Review by: Dreier, Matthias (2004-06-10)

Since 1998 Rolf Molich’s usability consultancy “Dialog Design” has conducted four comparative usability evaluations. This article summarizes the results of the second evaluation. Molich et al. compare the results of usability evaluations of the Microsoft Hotmail website conducted by nine independent organisations. The organisations were industry usability labs, university labs and two student teams. The teams were free to choose the methodology, the number of test participants and the user tasks. The results show that 75% of the 310 reported usability problems were uniquely reported by one team, 29 of which are considered to be serious usability flaws. Only one problem was reported by more than six teams. The authors conclude that the results of usability tests are far from being similar, even if multiple organisations choose to apply the same method to evaluate the same tasks.

Comparative studies in the field of Human-Computer Interaction are rare. Therefore the study of Molich et al. is an important contribution to the research in the field. Some of their findings may be arguable because the method chosen by the authors might be inappropriate, e. g. leaving the choice of the usability method and the test tasks to the teams. However, even the tasks inspected by most of the teams revealed few overlaps of the problems found. Rules of thumb like Jacob Nielsen’s “a test with five users reveals 85% of the problems” are misleading. The publication also unveils methodological flaws of some of the teams, for instance giving hidden clues in the task description.

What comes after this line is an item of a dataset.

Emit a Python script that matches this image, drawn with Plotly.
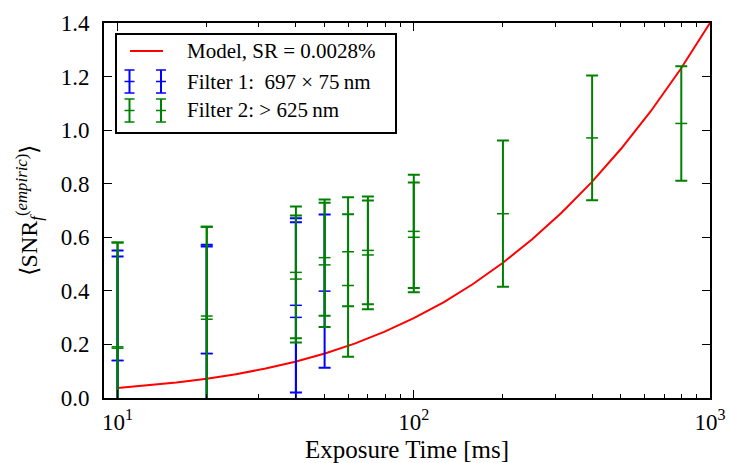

Although Molich et al. did not compare the evaluation of elearning websites, the results are very likely to apply to these websites as well. The authors conclude that the effectiveness of a usability test depends on the chosen tasks, the methodology, and the persons in charge of the test. The article primarily addresses usability professionals and development teams. But the authors’ recommendations deduced from their findings are useful for customers of usability labs as well.